At the same time there are safety issues these days with a variety of important distractions. Texting while driving, talking on the phone while driving, spending days of work in which the individuals attention is divided across tasks; these are new issues introduced by technology that affect the quality of our work and of our lives. We see the effects in the recent national increase in automobile accident fatalities. And there is data suggesting that younger people tend in this direction more than more mature people. Self driving cars make the issue even more important.
For our work in organizational safety it seems to me we have to take on two messages: 1)awareness isn’t the end point generally, and 2) divided attention tasks in the workplace are hazardous.
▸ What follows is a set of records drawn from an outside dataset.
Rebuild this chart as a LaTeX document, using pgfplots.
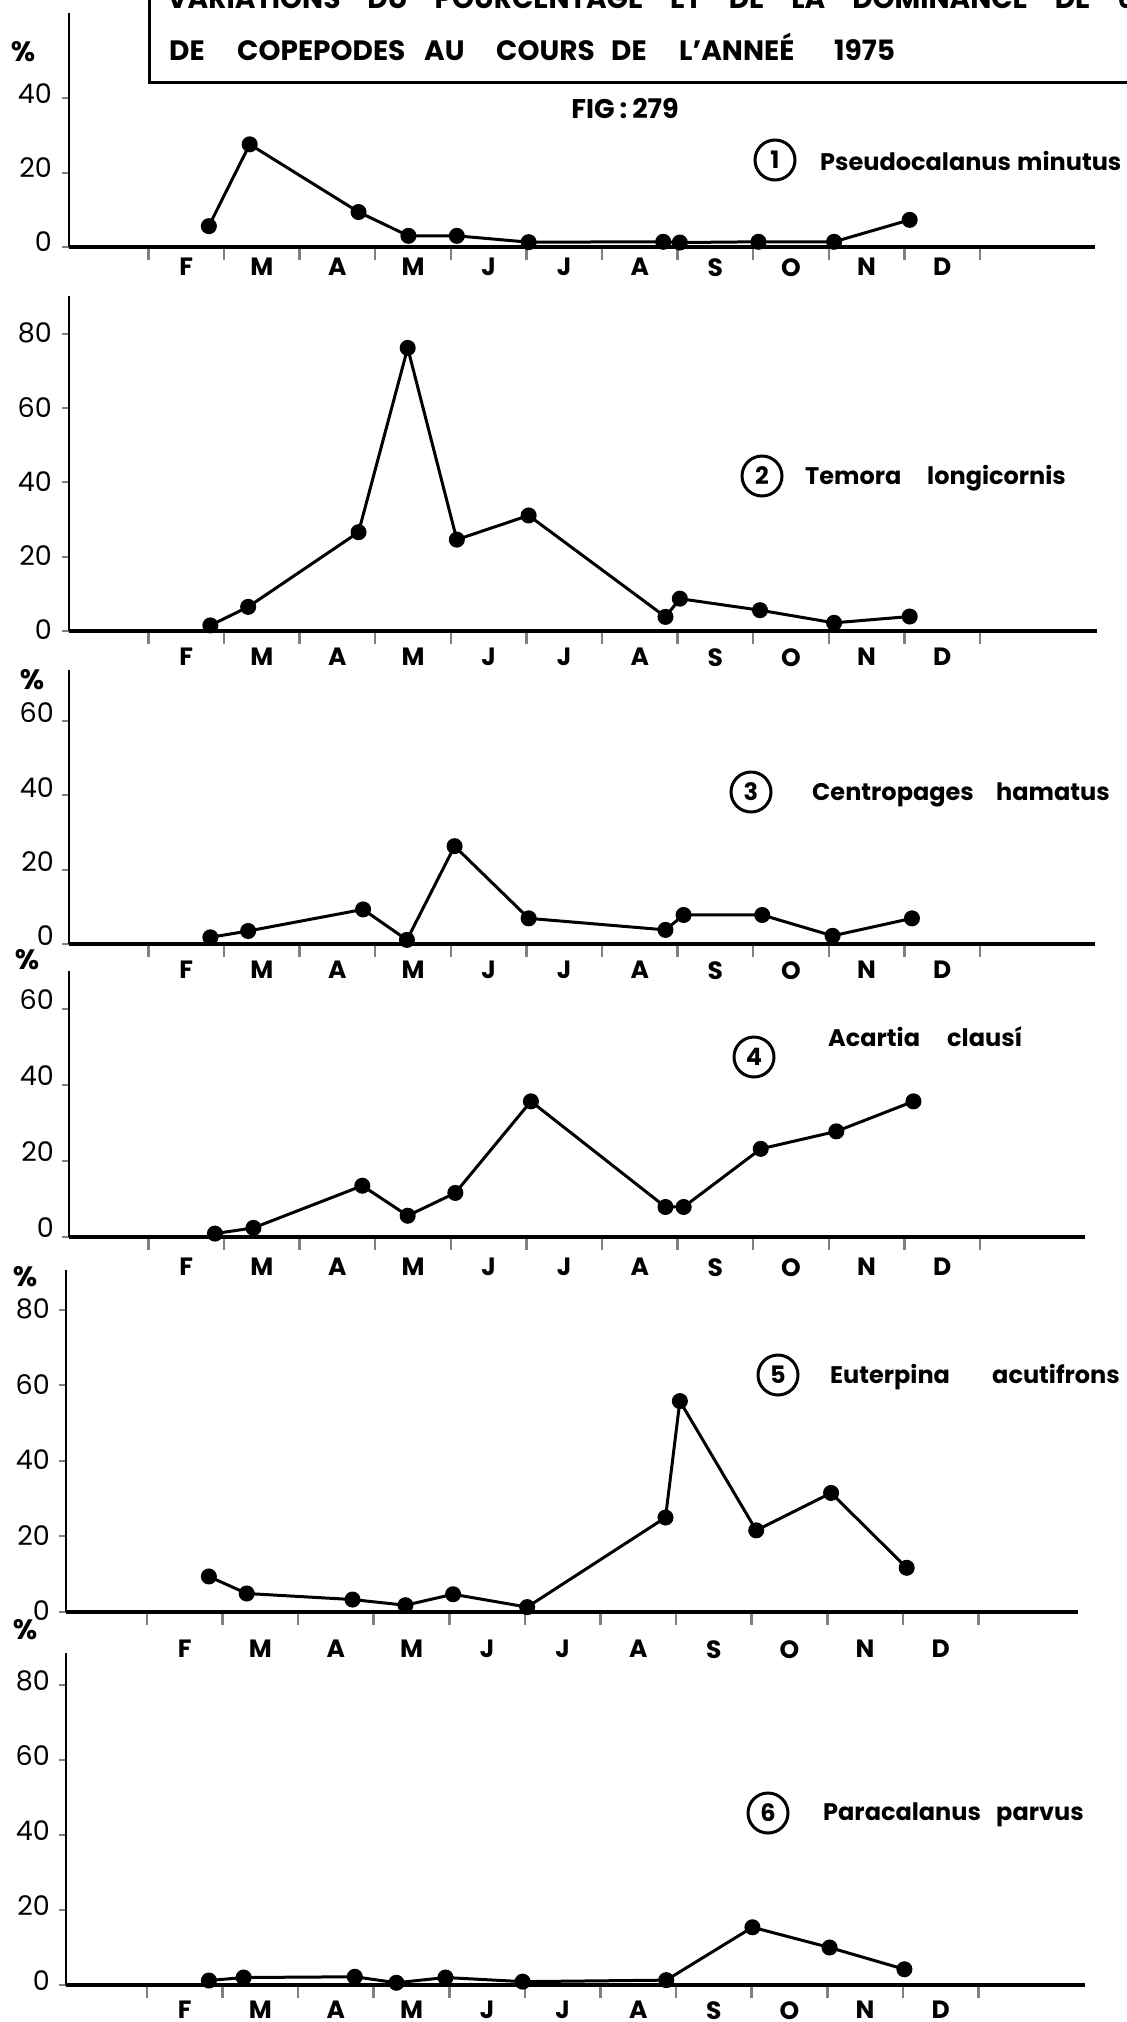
\documentclass[border=0pt]{standalone}
\usepackage{fontspec}
\setmainfont{Poppins}
\usepackage{pgfplots}
\pgfplotsset{compat=1.18}

% one picture pixel = 1pt
\newcommand\lab{\fontsize{24}{24}\selectfont\bfseries}
\newcommand\mon{\fontsize{25}{25}\selectfont\bfseries}
\newcommand\num{\fontsize{27}{27}\selectfont}

\pgfplotsset{
  copepode/.style={
    anchor=south west,
    x=75.6pt,
    axis lines=left,
    axis line style={-},
    x axis line style={line width=4pt},
    y axis line style={line width=2.5pt},
    clip=false,
    ymin=0,
    xtick={1.5,2.5,...,11.5},
    xticklabels={F,M,A,M,J,J,A,S,O,N,D},
    minor xtick={1,2,...,12},
    major x tick style={draw=none},
    minor x tick style={line width=2.5pt},
    major y tick style={line width=2pt},
    minor tick length=13pt,
    major tick length=7pt,
    tick align=outside,
    xticklabel style={font=\mon, inner sep=0pt},
    yticklabel style={font=\num, anchor=east, inner sep=0pt},
    /pgf/number format/assume math mode=true,
  },
  data/.style={black, line width=3pt, mark=*, mark size=6.5pt},
}

\begin{document}
\begin{tikzpicture}
\useasboundingbox (0,0) rectangle (1127pt,-2022pt);
\clip (0,0) rectangle (1127pt,-2022pt);

% title box
\draw[line width=3pt] (149pt,20pt) -- (149pt,-82pt) -- (1160pt,-82pt);
\begin{scope}[every node/.style={anchor=base west, inner sep=0pt, font=\fontsize{28}{28}\selectfont\bfseries}]
\node at (167pt,-8pt) {\hbox to 968pt{VARIATIONS\hfill DU\hfill POURCENTAGE\hfill ET\hfill DE\hfill LA\hfill DOMINANCE\hfill DE\hfill 6}};
\node at (169pt,-60pt) {DE};
\node at (237pt,-60pt) {COPEPODES};
\node at (424pt,-60pt) {AU};
\node at (496pt,-60pt) {COURS};
\node at (611pt,-60pt) {DE};
\node at (679pt,-60pt) {L'ANNEÉ};
\node at (834pt,-60pt) {1975};
\end{scope}
\node[anchor=base, inner sep=0pt, font=\fontsize{27}{27}\selectfont\bfseries] at (625pt,-118pt) {FIG\hspace{5pt}:\hspace{5pt}279};

% 1 Pseudocalanus minutus
\begin{axis}[copepode, at={(69pt,-247pt)}, y=3.72pt,
  xmin=-0.05, xmax=13.52, ymax=62.9,
  ytick={0,20,40}, yticklabels={0,20,40},
  xticklabel style={yshift=-4pt}, yticklabel style={xshift=-10pt, yshift=5pt}]
\addplot[data] coordinates {(1.80,5.6) (2.34,27.6) (3.78,9.4) (4.44,3.0) (5.08,3.0)
  (6.03,1.3) (7.81,1.4) (8.03,1.2) (9.07,1.4) (10.07,1.4) (11.07,7.3)};
\end{axis}

% 2 Temora longicornis
\begin{axis}[copepode, at={(69pt,-631pt)}, y=3.715pt,
  xmin=-0.05, xmax=13.55, ymax=90.3,
  ytick={0,20,40,60,80}, yticklabels={0,20,40,60,80},
  xticklabel style={yshift=-10pt}, yticklabel style={xshift=-10pt, yshift=1pt}]
\addplot[data] coordinates {(1.82,1.5) (2.32,6.5) (3.78,26.6) (4.43,76.2) (5.08,24.6)
  (6.03,31.1) (7.84,3.8) (8.03,8.7) (9.09,5.6) (10.07,2.2) (11.07,3.9)};
\end{axis}

% 3 Centropages hamatus
\begin{axis}[copepode, at={(69pt,-944pt)}, y=3.72pt,
  xmin=-0.05, xmax=13.52, ymax=73.7,
  ytick={0,20,40,60}, yticklabels={0,20,40,60},
  xticklabel style={yshift=-10pt}, yticklabel style={xshift=-8pt, yshift=8pt}]
\addplot[data] coordinates {(1.82,1.8) (2.32,3.5) (3.84,9.3) (4.42,1.1) (5.05,26.3)
  (6.03,6.9) (7.84,3.8) (8.08,7.8) (9.12,7.8) (10.05,2.2) (11.10,6.9)};
\end{axis}

% 4 Acartia clausi
\begin{axis}[copepode, at={(69pt,-1237pt)}, y=3.8pt,
  xmin=-0.05, xmax=13.39, ymax=70,
  ytick={0,20,40,60}, yticklabels={0,20,40,60},
  xticklabel style={yshift=-14pt}, yticklabel style={xshift=-8pt, yshift=9pt}]
\addplot[data] coordinates {(1.88,0.9) (2.39,2.4) (3.83,13.5) (4.43,5.6) (5.06,11.6)
  (6.06,35.7) (7.84,7.9) (8.08,7.9) (9.10,23.2) (10.10,27.8) (11.12,35.7)};
\end{axis}

% 5 Euterpina acutifrons
\begin{axis}[copepode, at={(66pt,-1612pt)}, y=3.78pt,
  xmin=-0.07, xmax=13.32, ymax=90.4,
  ytick={0,20,40,60,80}, yticklabels={0,20,40,60,80},
  xticklabel style={yshift=-21pt}, yticklabel style={xshift=-9pt, yshift=1pt}]
\addplot[data] coordinates {(1.82,9.4) (2.32,4.9) (3.72,3.3) (4.42,1.8) (5.05,4.7)
  (6.03,1.3) (7.86,25.0) (8.05,55.8) (9.06,21.6) (10.05,31.5) (11.05,11.7)};
\end{axis}

% 6 Paracalanus parvus
\begin{axis}[copepode, at={(66pt,-1985pt)}, y=3.75pt,
  xmin=-0.07, xmax=13.41, ymax=88.5,
  ytick={0,20,40,60,80}, yticklabels={0,20,40,60,80},
  xticklabel style={yshift=-9pt}, yticklabel style={xshift=-9pt, yshift=4pt}]
\addplot[data] coordinates {(1.82,1.2) (2.28,2.0) (3.75,2.2) (4.30,0.6) (4.95,2.0)
  (5.97,0.9) (7.87,1.3) (9.01,15.4) (10.03,10.0) (11.02,4.2)};
\end{axis}

% percent signs
\begin{scope}[every node/.style={inner sep=0pt, font=\fontsize{28}{28}\selectfont\bfseries}]
\node at (23pt,-52pt) {\%};
\node at (32pt,-680pt) {\%};
\node at (27pt,-960pt) {\%};
\node at (25pt,-1277pt) {\%};
\node at (25pt,-1630pt) {\%};
\end{scope}

% species labels
\begin{scope}[every node/.style={inner sep=0pt, font=\lab}]
\tikzset{num/.style={draw, circle, line width=3pt, minimum size=40pt, inner sep=0pt, font=\fontsize{24}{24}\selectfont\bfseries}}
\node[num] at (775pt,-160pt) {1};
\node[anchor=base west] at (820pt,-170pt) {Pseudocalanus};
\node[anchor=base west] at (1017pt,-170pt) {minutus};
\node[num] at (762pt,-476pt) {2};
\node[anchor=base west] at (805pt,-484pt) {Temora};
\node[anchor=base west] at (927pt,-484pt) {longicornis};
\node[num] at (751pt,-792pt) {3};
\node[anchor=base west] at (812pt,-800pt) {Centropages};
\node[anchor=base west] at (996pt,-800pt) {hamatus};
\node[num] at (754pt,-1057pt) {4};
\node[anchor=base west] at (828pt,-1046pt) {Acartia};
\node[anchor=base west] at (947pt,-1046pt) {clausí};
\node[num] at (778pt,-1375pt) {5};
\node[anchor=base west] at (830pt,-1383pt) {Euterpina};
\node[anchor=base west] at (992pt,-1383pt) {acutifrons};
\node[num] at (768pt,-1813pt) {6};
\node[anchor=base west] at (823pt,-1820pt) {Paracalanus};
\node[anchor=base west] at (996pt,-1820pt) {parvus};
\end{scope}
\end{tikzpicture}
\end{document}
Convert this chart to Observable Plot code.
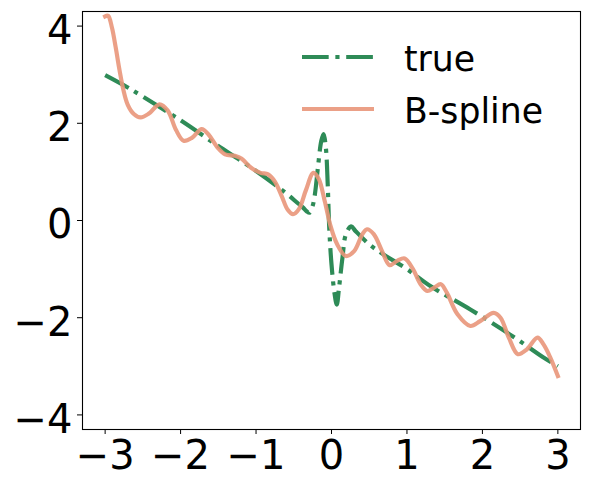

Thanks again for your comment, and lets stay in touch.
Tom
Thank you Tom for another thought-provoking article. To my mind, the encouragement and practice of mindfulness, or being in the moment, IS an effective strategy for managing our tendency toward cognitive drift to the unconscious mind where we’re most comfortable. The practice of being mindful HAS to start with a conscious decision to attend to the moment. I think that positioning sets the stage for creating safety and resilience in ways that simple awareness can’t. Awareness reminds me of the conundrum my cognitive psychology professor used to introduce our subject, “This course will be the only one you take that forces you to use the organ being studied to learn how that same organ works.” At the exposure level, I believe mindfulness better supports the ability to create and maintain a safe worksite.
Thanks again to you and the providers of the thoughtful responses for another great discussion.
In response to “What senior leader action are most effective”? Instead of safety/compliance think “Risk Management.” Compliance is often the most basic place to start working on safety. Compliance does not equal safety. As an example the Titanic had more lifeboat capacity than the rules at the time dictated, yet as history teaches us this was not enough for the disaster they met. So while compliance is important, time and energy into risk management in my mind is of more value.
Tom,
Thanks for the article sharing. All you’ve written in this article is correct——-Awareness is not everything. But I believe it’ll be a “vice versa” for anything else. I don’t see a safe workplace itself is enough for injuries prevention either without safety awareness. Just like american football, with all those personal protection gears, it somehow encourages the players to take risky and reckless moves even more, and causes serious injuries.
On the other hand, in some industries, there are some workplace just won’t be perfectly safe for many reasons, that’s where awareness or mindfulness shall always be raised and emphasized.
Regards,
Li Jun
Excellent article on the need for meaningful Safety Leadership at the corporate level! Over the years, hourly and salaried employees see and hear a lot of comments from management that “Safety is the #1 Goal” for the organization. Perhaps this is true in the hearts of the management team but in order to be a Leader, you’ve got to go beyond the rhetoric and develop/implement actions that will have a significant impact on preventing the next injury. Great job on this article, keep up the good work!